In mid-June, after weeks of email list participants demanding proof that he had carried out any work in Lithuania, Felstein said he had restored one Jewish cemetery in Skaudvilė, in the western part of the country.

As evidence, Felstein brought to the Forward offices photographs of a local pastor and a group of young people clearing long grass from around the burial ground. Felstein said he would send carbon paper to the local pastor so that the pastor could “rub” the inscriptions. He also promised to have metal signs produced that could be affixed on each headstone.

Felstein says he has years of experience restoring cemeteries in North America. In several interviews, he has taken credit for ensuring that the Community Association for Jewish At-Risk Cemeteries secured a $140,000 grant several years ago to renovate Bayside cemetery, in New York.

Gary Katz, president of CAJAC’s board, said: “That is completely inaccurate. The grant had already been awarded before I or anyone at CAJAC heard of Mr. Felstein.”

Rather than helping secure the grant, Katz said, Felstein arranged for CAJAC to interview three contractors who gave quotes for cleaning up the cemetery, ranging from about $750,000 to about $1.5 million. “We wound up doing the entire cleanup for about $180,000 using other contractors,” Katz said. “He appeared to have no experience [that would enable him] to actually clean up and restore a cemetery.”

Felstein bridles at the insinuation.

“I have 45 years experience in the world of cemeteries,” he said.

So which cemeteries has he restored?

“Well, we have one in Trenton [New Jersey] that we’re working on right now.”

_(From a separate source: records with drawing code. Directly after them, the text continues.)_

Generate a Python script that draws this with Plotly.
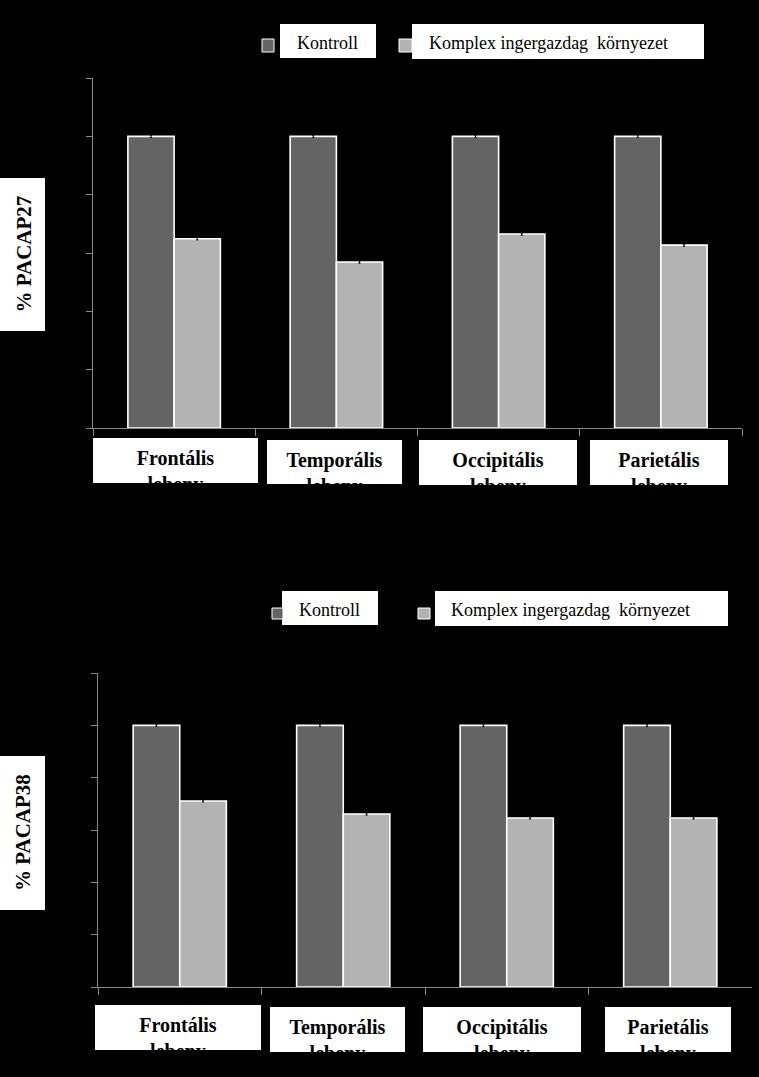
import plotly.graph_objects as go

# ---------------- data ----------------
categories = ["Frontális lebeny", "Temporális lebeny", "Occipitális lebeny", "Parietális lebeny"]
cat_line1 = ["Frontális", "Temporális", "Occipitális", "Parietális"]
cat_line2 = ["lebeny", "lebeny", "lebeny", "lebeny"]
series_names = ["Kontroll", "Komplex ingergazdag\u00a0 környezet"]

pacap27_kontroll = [100, 100, 100, 100]
pacap27_komplex = [64.9, 56.9, 66.5, 62.7]
pacap27_err_kontroll = [0.4, 0.4, 0.4, 0.4]
pacap27_err_komplex = [0.4, 0.4, 0.4, 0.4]

pacap38_kontroll = [100, 100, 100, 100]
pacap38_komplex = [71.1, 66.1, 64.6, 64.6]
pacap38_err_kontroll = [0.4, 0.4, 0.4, 0.4]
pacap38_err_komplex = [0.4, 0.4, 0.4, 0.4]

y_titles = ["% PACAP27", "% PACAP38"]
y_range = [0, 120]
y_dtick = 20

# ---------------- styling ----------------
W, H = 759, 1077
DARK = "#646464"
LIGHT = "#b3b3b3"
AXIS = "#8a8a8a"
SERIF = "Liberation Serif, Times New Roman, serif"


def px(x):
    return x / W


def py(y):
    return 1 - y / H


fig = go.Figure()


def add_bars(xa, ya, kon, kom, ekon, ekom):
    for name, vals, errs, col in [
        (series_names[0], kon, ekon, DARK),
        (series_names[1], kom, ekom, LIGHT),
    ]:
        fig.add_trace(go.Bar(
            x=categories, y=vals, name=name, xaxis=xa, yaxis=ya,
            marker=dict(color=col, line=dict(color="white", width=1.6)),
            error_y=dict(type="data", array=errs, visible=True,
                         color="black", thickness=1, width=1),
            showlegend=False,
        ))


add_bars("x", "y", pacap27_kontroll, pacap27_komplex, pacap27_err_kontroll, pacap27_err_komplex)
add_bars("x2", "y2", pacap38_kontroll, pacap38_komplex, pacap38_err_kontroll, pacap38_err_komplex)

xax = dict(type="category", showline=True, linecolor=AXIS, linewidth=1,
           ticks="outside", tickson="boundaries", ticklen=7, tickcolor=AXIS,
           showticklabels=False, showgrid=False, zeroline=False)
yax = dict(range=y_range, dtick=y_dtick, showline=True, linecolor=AXIS, linewidth=1,
           ticks="outside", ticklen=6, tickcolor=AXIS,
           showticklabels=False, showgrid=False, zeroline=False)

# plot areas (pixels): top 93..742 x 78..428 ; bottom 98..752 x 673..987
fig.update_layout(
    xaxis=dict(xax, domain=[px(93), px(742)], anchor="y"),
    yaxis=dict(yax, domain=[py(428), py(78)], anchor="x"),
    xaxis2=dict(xax, domain=[px(98), px(752)], anchor="y2"),
    yaxis2=dict(yax, domain=[py(987), py(673)], anchor="x2"),
)

shapes = []
annotations = []


def white_rect(x0, y0, x1, y1):
    shapes.append(dict(type="rect", xref="paper", yref="paper",
                       x0=px(x0), x1=px(x1), y0=py(y1), y1=py(y0),
                       fillcolor="white", line=dict(width=0), layer="above"))


def swatch(x0, y0, x1, y1, col):
    shapes.append(dict(type="rect", xref="paper", yref="paper",
                       x0=px(x0), x1=px(x1), y0=py(y1), y1=py(y0),
                       fillcolor=col, line=dict(color="white", width=1), layer="above"))


# category label boxes (text clipped at the box bottom)
top_boxes = [(93, 438, 258, 483), (267, 440, 402, 484), (419, 440, 577, 485), (590, 440, 728, 485)]
bot_boxes = [(95, 1005, 261, 1050), (270, 1007, 405, 1052), (423, 1007, 581, 1052), (605, 1007, 731, 1052)]
for boxes in (top_boxes, bot_boxes):
    for (x0, y0, x1, y1), l1, l2 in zip(boxes, cat_line1, cat_line2):
        white_rect(x0, y0, x1, y1)
        off = 8
        annotations.append(dict(
            xref="paper", yref="paper", x=px((x0 + x1) / 2), y=py(y0 + off),
            xanchor="center", yanchor="top", showarrow=False,
            text=l1 + "<br>" + l2, align="center", valign="top",
            width=x1 - x0, height=(y1 - y0) - off, borderpad=0,
            font=dict(family=SERIF, size=20, color="black", weight="bold"),
        ))

# y-axis title boxes
for (x0, y0, x1, y1), t in zip([(0, 178, 45, 331), (0, 756, 45, 910)], y_titles):
    white_rect(x0, y0, x1, y1)
    annotations.append(dict(
        xref="paper", yref="paper", x=px(23), y=py((y0 + y1) / 2),
        xanchor="center", yanchor="middle", showarrow=False, textangle=-90,
        text=t, font=dict(family=SERIF, size=21, color="black", weight="bold"),
    ))

# legends
legend_specs = [
    # (swatch box, colour, text box, text left, text center y)
    ((262, 39, 274, 52), DARK, (280, 24, 376, 58), 295, 43),
    ((399, 39, 412, 52), LIGHT, (412, 24, 704, 59), 427, 43),
    ((272, 608, 283, 619), DARK, (282, 591, 378, 625), 297, 610),
    ((418, 608, 430, 619), LIGHT, (435, 591, 728, 626), 449, 610),
]
for i, (sw, col, tb, tx, ty) in enumerate(legend_specs):
    white_rect(*tb)
    swatch(*sw, col)
    annotations.append(dict(
        xref="paper", yref="paper", x=px(tx), y=py(ty),
        xanchor="left", yanchor="middle", showarrow=False,
        text=series_names[i % 2], font=dict(family=SERIF, size=18, color="black"),
    ))

fig.update_layout(
    width=W, height=H,
    margin=dict(l=0, r=0, t=0, b=0),
    paper_bgcolor="black", plot_bgcolor="black",
    barmode="group", bargap=0.43, bargroupgap=0,
    showlegend=False,
    shapes=shapes, annotations=annotations,
)

fig.write_html(
    "out.html",
    config={"displayModeBar": False},
    post_script="document.body.style.margin='0px';document.body.style.background='black';",
)
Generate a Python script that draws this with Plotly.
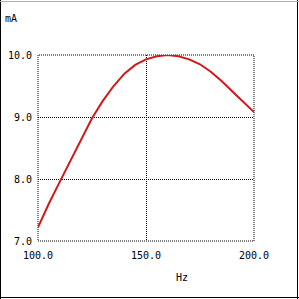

Can Felstein name a project he has completed?

No.

The chorus of anti-Lithuanian critics can at times seem shrill. And not everyone is critical of Felstein’s work.

Ruth Franklin, a co-chair of the board of governors of Jewish genealogy website JewishGen, said, “Harley seems to be being vilified for his attempts, and I’m not sure he’s so mal-intentioned or scandalous.”

Franklin spoke at an event in June co-sponsored by the Sunflower Project at the Balzekas Museum of Lithuanian Culture, in Chicago. She said the event successfully brought together Lithuanians and Jews of Lithuanian heritage.

In his interview with the Forward, the more Felstein was questioned about what he’s achieved, the angrier he became.

“I put in all the time, and I put this together. Me. Myself. My time. My effort. And all you can do is sit here and criticize,” Felstein said.

He claimed to have made more progress “with the reconnection of the Jews and the Lithuanians” than his critics have made since Lithuania gained independence.

“I am an individual, I am a grassroots movement and I am making progress,” Felstein said. “I speak on behalf of those who are buried in Lithuania, our forefathers, our history in Lithuania and not the current people who are running around, ranting and raving.”